- **Short problem**: Extract only the lines running from the top of the entries to the line that holds "ctx.save();". Include that line and omit the pictures.

***** Information supplied

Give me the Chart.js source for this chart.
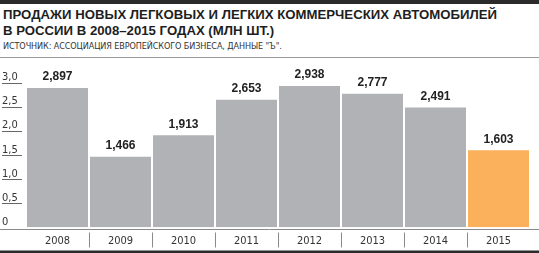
<!DOCTYPE html>
<html>
<head>
<meta charset="utf-8">
<script src="https://cdn.jsdelivr.net/npm/chart.js@4/dist/chart.umd.min.js"></script>
<style>
    body { margin: 0; background: #fff; }
    #wrap { position: relative; width: 539px; height: 253px; overflow: hidden; }
    #topbar { position: absolute; left: 0; top: 0; width: 539px; height: 4px; background: #2b2b2b; }
    .title { position: absolute; left: 3px; font: bold 13.2px "Liberation Sans", Arial, sans-serif; color: #1e1e1e; white-space: nowrap; }
    #src { position: absolute; left: 3px; top: 41px; font: 9px "Liberation Sans Narrow", "DejaVu Sans Condensed", sans-serif; color: #333; white-space: nowrap; letter-spacing: -0.1px; }
    #rule { position: absolute; left: 0; top: 57px; width: 539px; height: 1px; background: #9a9a9a; }
    #box { position: absolute; left: 0; top: 58px; width: 539px; height: 195px; }
</style>
</head>
<body>
<div id="wrap">
    <div id="topbar"></div>
    <div class="title" style="top:7px">ПРОДАЖИ НОВЫХ ЛЕГКОВЫХ И ЛЕГКИХ КОММЕРЧЕСКИХ АВТОМОБИЛЕЙ</div>
    <div class="title" style="top:23px">В РОССИИ В 2008–2015 ГОДАХ (МЛН ШТ.)</div>
    <div id="src">ИСТОЧНИК: АССОЦИАЦИЯ ЕВРОПЕЙСКОГО БИЗНЕСА, ДАННЫЕ "Ъ".</div>
    <div id="rule"></div>
    <div id="box"><canvas id="myChart" width="539" height="195"></canvas></div>
</div>
<script>
// данные
var years = ["2008", "2009", "2010", "2011", "2012", "2013", "2014", "2015"];
var sales = [2.897, 1.466, 1.913, 2.653, 2.938, 2.777, 2.491, 1.603];
var yTicks = [0, 0.5, 1.0, 1.5, 2.0, 2.5, 3.0];

var condensed = '"Liberation Sans Narrow", "DejaVu Sans Condensed", sans-serif';

function fmt(v, d)
{
    return v.toFixed(d).replace('.', ',');
}

// подписи значений над столбцами + линии
var extras = {
    id: 'extras',
    afterDatasetsDraw: function(chart)
    {
        var ctx = chart.ctx;
        var area = chart.chartArea;
        var xs = chart.scales.x;
        var ys = chart.scales.y;
        ctx.save();

        // подписи значений
        var meta = chart.getDatasetMeta(0);
        ctx.font = 'bold 12px "Liberation Sans", Arial, sans-serif';
        ctx.fillStyle = '#222';
        ctx.textAlign = 'center';
        ctx.textBaseline = 'bottom';
        meta.data.forEach(function(bar, i) {
            ctx.fillText(fmt(sales[i], 3), bar.x, bar.y - 5);
        });

        // подчеркивания у делений
        ctx.strokeStyle = '#666';
        ctx.lineWidth = 1;
        yTicks.forEach(function(t) {
            if (t === 0) return;
            var y = Math.round(ys.getPixelForValue(t)) + 0.5;
            ctx.beginPath();
            ctx.moveTo(2, y);
            ctx.lineTo(22, y);
            ctx.stroke();
        });

        // базовая линия
        var by = Math.round(area.bottom) + 2.5;
        ctx.strokeStyle = '#8a8a8a';
        ctx.beginPath();
        ctx.moveTo(0, by);
        ctx.lineTo(539, by);
        ctx.stroke();

        // разделители годов
        var step = xs.getPixelForValue(1) - xs.getPixelForValue(0);
        for (var i = 1; i < years.length; i++) {
            var sx = Math.round(xs.getPixelForValue(i) - step / 2) + 0.5;
            ctx.beginPath();
            ctx.moveTo(sx, by + 3);
            ctx.lineTo(sx, by + 18);
            ctx.stroke();
        }

        // нижняя жирная линия
        ctx.fillStyle = '#2b2b2b';
        ctx.fillRect(0, chart.height - 2.5, 539, 2.5);
        ctx.restore();
    }
};

var barColors = years.map(function(y) { return y === "2015" ? '#fbb15b' : '#b1b2b5'; });

var mychart = new Chart(document.getElementById('myChart'), {
    type: 'bar',
    data: {
        labels: years,
        datasets: [{
            data: sales,
            backgroundColor: barColors,
            barPercentage: 0.968,
            categoryPercentage: 1.0
        }]
    },
    options: {
        responsive: false,
        animation: false,
        events: [],
        layout: { padding: { left: 2, right: 9, top: 25, bottom: 0 } },
        plugins: { legend: { display: false }, tooltip: { enabled: false } },
        scales: {
            x: {
                grid: { display: false },
                border: { display: false },
                afterFit: function(scale) { scale.height = 25.7; },
                ticks: {
                    padding: -1,
                    color: '#333',
                    font: { family: condensed, size: 11 }
                }
            },
            y: {
                min: 0,
                max: 3,
                afterFit: function(scale) { scale.width = 24; },
                afterBuildTicks: function(scale) {
                    scale.ticks = yTicks.map(function(v) { return { value: v }; });
                },
                grid: { display: false },
                border: { display: false },
                ticks: {
                    autoSkip: false,
                    crossAlign: 'far',
                    color: '#333',
                    font: { family: condensed, size: 11, lineHeight: 1.0 },
                    callback: function(v) {
                        return [v === 0 ? '0' : fmt(v, 1), ''];
                    }
                }
            }
        }
    },
    plugins: [extras]
});
</script>
</body>
</html>
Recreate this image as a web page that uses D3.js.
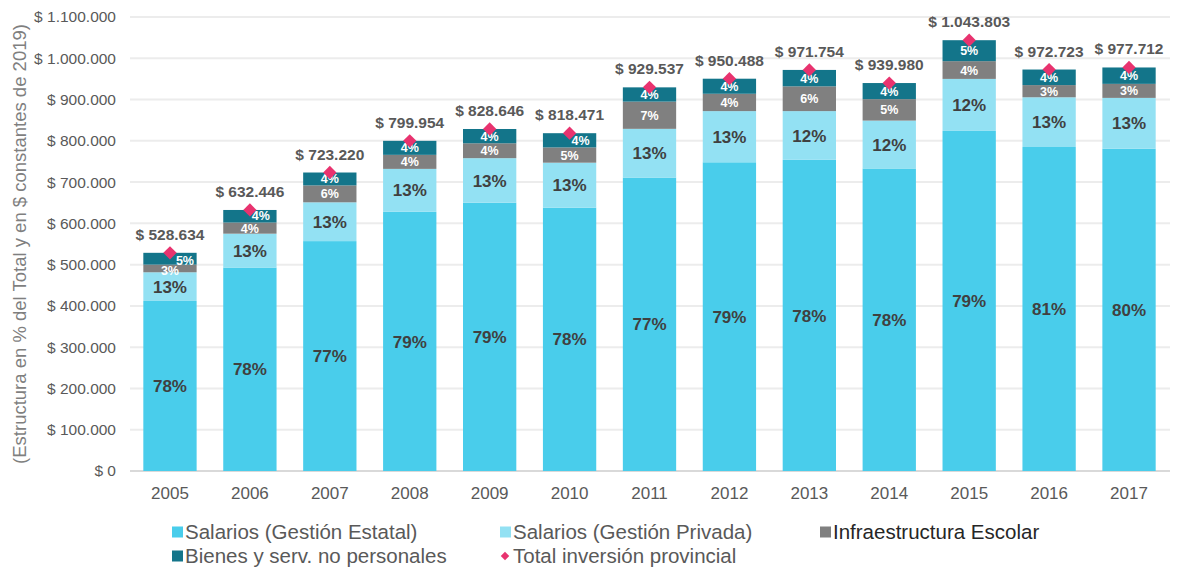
<!DOCTYPE html>
<html>
<head>
<meta charset="utf-8">
<script src="https://cdn.jsdelivr.net/npm/d3@7"></script>
<style>
  body { margin: 0; background: #fff; }
  text { font-family: "Liberation Sans", Arial, sans-serif; }
</style>
</head>
<body>
<svg id="chart" width="1180" height="567"></svg>
<script>

let years = ['2005', '2006', '2007', '2008', '2009', '2010', '2011', '2012', '2013', '2014', '2015', '2016', '2017']

// values in $ constantes de 2019
let estatal = [412000, 493000, 557000, 628000, 650000, 638000, 711000, 748000, 754000, 733000, 824000, 785000, 781000]
let privada = [69500, 82000, 94000, 104000, 108000, 109000, 118000, 124000, 118000, 116000, 126000, 120500, 123000]
let infra = [18500, 27000, 41000, 34000, 36000, 37000, 66000, 42000, 60000, 52000, 43000, 29500, 34000]
let bienes = [28634, 30446, 31220, 33954, 34646, 34471, 34537, 36488, 39754, 38980, 50803, 37723, 39712]
let totals = [528634, 632446, 723220, 799954, 828646, 818471, 929537, 950488, 971754, 939980, 1043803, 972723, 977712]

// percentage labels as printed on the bars
let estatalPct = ['78%', '78%', '77%', '79%', '79%', '78%', '77%', '79%', '78%', '78%', '79%', '81%', '80%']
let privadaPct = ['13%', '13%', '13%', '13%', '13%', '13%', '13%', '13%', '12%', '12%', '12%', '13%', '13%']
let infraPct = ['3%', '4%', '6%', '4%', '4%', '5%', '7%', '4%', '6%', '5%', '4%', '3%', '3%']
let bienesPct = ['5%', '4%', '4%', '4%', '4%', '4%', '4%', '4%', '4%', '4%', '5%', '4%', '4%']

let yTicks = [0, 100000, 200000, 300000, 400000, 500000, 600000, 700000, 800000, 900000, 1000000, 1100000]

let seriesNames = ['Salarios (Gestión Estatal)', 'Salarios (Gestión Privada)', 'Infraestructura Escolar', 'Bienes y serv. no personales']
let totalName = 'Total inversión provincial'

let colors = ['#49cdeb', '#93e1f3', '#808080', '#13758a']
let diamondColor = '#e8336f'

let locale = d3.formatLocale({ decimal: ',', thousands: '.', grouping: [3], currency: ['$ ', ''] })
let money = locale.format('$,.0f')

let svg = d3.select('#chart')

let x = d3.scaleBand().domain(years).range([130, 1169]).paddingInner(0.333).paddingOuter(0.1667)
let y = d3.scaleLinear().domain([0, 1100000]).range([471, 17])

// grid
svg.append('g')
    .selectAll('line')
    .data(yTicks)
    .enter().append('line')
    .attr('x1', 130).attr('x2', 1170)
    .attr('y1', d => y(d)).attr('y2', d => y(d))
    .attr('stroke', d => d == 0 ? '#d9d9d9' : '#ececec')
    .attr('stroke-width', 2)

// y axis labels
let yAxis = svg.append('g')
    .attr('transform', 'translate(116,0)')
    .call(d3.axisLeft(y).tickValues(yTicks).tickFormat(money).tickSize(0).tickPadding(0))
yAxis.select('.domain').remove()
yAxis.selectAll('text')
    .style('font-size', '15.5px')
    .style('font-family', '"Liberation Sans", Arial, sans-serif')
    .attr('fill', '#595959')

// x axis labels
let xAxis = svg.append('g')
    .attr('transform', 'translate(0,471)')
    .call(d3.axisBottom(x).tickSize(0).tickPadding(16))
xAxis.select('.domain').remove()
xAxis.selectAll('text')
    .style('font-size', '17px')
    .style('font-family', '"Liberation Sans", Arial, sans-serif')
    .attr('fill', '#595959')

// y title
svg.append('text')
    .attr('transform', 'translate(26,244) rotate(-90)')
    .attr('text-anchor', 'middle')
    .style('font-size', '18.5px')
    .attr('fill', '#7f7f7f')
    .text('(Estructura en % del Total y en $ constantes de 2019)')

// stacked bars
let rows = years.map(function (yr, i) {
    return { year: yr, estatal: estatal[i], privada: privada[i], infra: infra[i], bienes: bienes[i] }
})
let keys = ['estatal', 'privada', 'infra', 'bienes']
let stacked = d3.stack().keys(keys)(rows)
let pctLabels = [estatalPct, privadaPct, infraPct, bienesPct]

let layers = svg.append('g').selectAll('g')
    .data(stacked)
    .enter().append('g')
    .attr('fill', (d, i) => colors[i])

layers.selectAll('rect')
    .data(d => d)
    .enter().append('rect')
    .attr('x', d => x(d.data.year))
    .attr('y', d => y(d[1]))
    .attr('width', x.bandwidth())
    .attr('height', d => y(d[0]) - y(d[1]))

// bars where the top label was pushed aside by the marker
let nudged = ['2005', '2006', '2010']

// percentage labels
stacked.forEach(function (layer, k) {
    let big = k < 2
    svg.append('g').selectAll('text')
        .data(layer)
        .enter().append('text')
        .attr('x', function (d) {
            let cx = x(d.data.year) + x.bandwidth() / 2
            if (k == 3 && nudged.includes(d.data.year)) cx += d.data.year == '2005' ? 15 : 11
            return cx
        })
        .attr('y', function (d) {
            let cy = (y(d[0]) + y(d[1])) / 2
            if (k == 3 && d.data.year == '2005') cy += 2
            if (k == 3 && d.data.year == '2006') cy -= 1
            if (k == 2 && d.data.year == '2005') cy += 2
            return cy
        })
        .attr('dy', '0.36em')
        .attr('text-anchor', 'middle')
        .style('font-size', big ? '17px' : '12.5px')
        .style('font-weight', 'bold')
        .attr('fill', big ? '#404040' : '#ffffff')
        .text((d, i) => pctLabels[k][i])
})

// total markers
let diamond = d3.symbol().type(d3.symbolSquare).size(88)
svg.append('g').selectAll('path')
    .data(totals)
    .enter().append('path')
    .attr('d', diamond)
    .attr('transform', (d, i) => `translate(${x(years[i]) + x.bandwidth() / 2},${y(d)}) rotate(45)`)
    .attr('fill', diamondColor)

// total labels
svg.append('g').selectAll('text')
    .data(totals)
    .enter().append('text')
    .attr('x', (d, i) => x(years[i]) + x.bandwidth() / 2)
    .attr('y', d => y(d) - 13)
    .attr('text-anchor', 'middle')
    .style('font-size', '15.5px')
    .style('font-weight', 'bold')
    .attr('fill', '#595959')
    .text(d => money(d))

// legend
let legendItems = [
    { name: seriesNames[0], color: colors[0], x: 172, y: 532, text: '#595959' },
    { name: seriesNames[1], color: colors[1], x: 500, y: 532, text: '#595959' },
    { name: seriesNames[2], color: colors[2], x: 820, y: 532, text: '#262626' },
    { name: seriesNames[3], color: colors[3], x: 172, y: 556, text: '#595959' }
]
let legend = svg.append('g')
legendItems.forEach(function (it) {
    legend.append('rect')
        .attr('x', it.x).attr('y', it.y - 5.5)
        .attr('width', 11).attr('height', 11)
        .attr('fill', it.color)
    legend.append('text')
        .attr('x', it.x + 13).attr('y', it.y)
        .attr('dy', '0.35em')
        .style('font-size', '20.5px')
        .attr('fill', it.text)
        .text(it.name)
})
legend.append('path')
    .attr('d', d3.symbol().type(d3.symbolSquare).size(36))
    .attr('transform', 'translate(505,556) rotate(45)')
    .attr('fill', diamondColor)
legend.append('text')
    .attr('x', 513).attr('y', 556)
    .attr('dy', '0.35em')
    .style('font-size', '20.5px')
    .attr('fill', '#595959')
    .text(totalName)

</script>
</body>
</html>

**********

- **Solved exercise**:
Give me the Chart.js source for this chart.
<!DOCTYPE html>
<html>
<head>
<meta charset="utf-8">
<script src="https://cdn.jsdelivr.net/npm/chart.js@4/dist/chart.umd.min.js"></script>
<style>
    body { margin: 0; background: #fff; }
    #wrap { position: relative; width: 539px; height: 253px; overflow: hidden; }
    #topbar { position: absolute; left: 0; top: 0; width: 539px; height: 4px; background: #2b2b2b; }
    .title { position: absolute; left: 3px; font: bold 13.2px "Liberation Sans", Arial, sans-serif; color: #1e1e1e; white-space: nowrap; }
    #src { position: absolute; left: 3px; top: 41px; font: 9px "Liberation Sans Narrow", "DejaVu Sans Condensed", sans-serif; color: #333; white-space: nowrap; letter-spacing: -0.1px; }
    #rule { position: absolute; left: 0; top: 57px; width: 539px; height: 1px; background: #9a9a9a; }
    #box { position: absolute; left: 0; top: 58px; width: 539px; height: 195px; }
</style>
</head>
<body>
<div id="wrap">
    <div id="topbar"></div>
    <div class="title" style="top:7px">ПРОДАЖИ НОВЫХ ЛЕГКОВЫХ И ЛЕГКИХ КОММЕРЧЕСКИХ АВТОМОБИЛЕЙ</div>
    <div class="title" style="top:23px">В РОССИИ В 2008–2015 ГОДАХ (МЛН ШТ.)</div>
    <div id="src">ИСТОЧНИК: АССОЦИАЦИЯ ЕВРОПЕЙСКОГО БИЗНЕСА, ДАННЫЕ "Ъ".</div>
    <div id="rule"></div>
    <div id="box"><canvas id="myChart" width="539" height="195"></canvas></div>
</div>
<script>
// данные
var years = ["2008", "2009", "2010", "2011", "2012", "2013", "2014", "2015"];
var sales = [2.897, 1.466, 1.913, 2.653, 2.938, 2.777, 2.491, 1.603];
var yTicks = [0, 0.5, 1.0, 1.5, 2.0, 2.5, 3.0];

var condensed = '"Liberation Sans Narrow", "DejaVu Sans Condensed", sans-serif';

function fmt(v, d)
{
    return v.toFixed(d).replace('.', ',');
}

// подписи значений над столбцами + линии
var extras = {
    id: 'extras',
    afterDatasetsDraw: function(chart)
    {
        var ctx = chart.ctx;
        var area = chart.chartArea;
        var xs = chart.scales.x;
        var ys = chart.scales.y;
        ctx.save();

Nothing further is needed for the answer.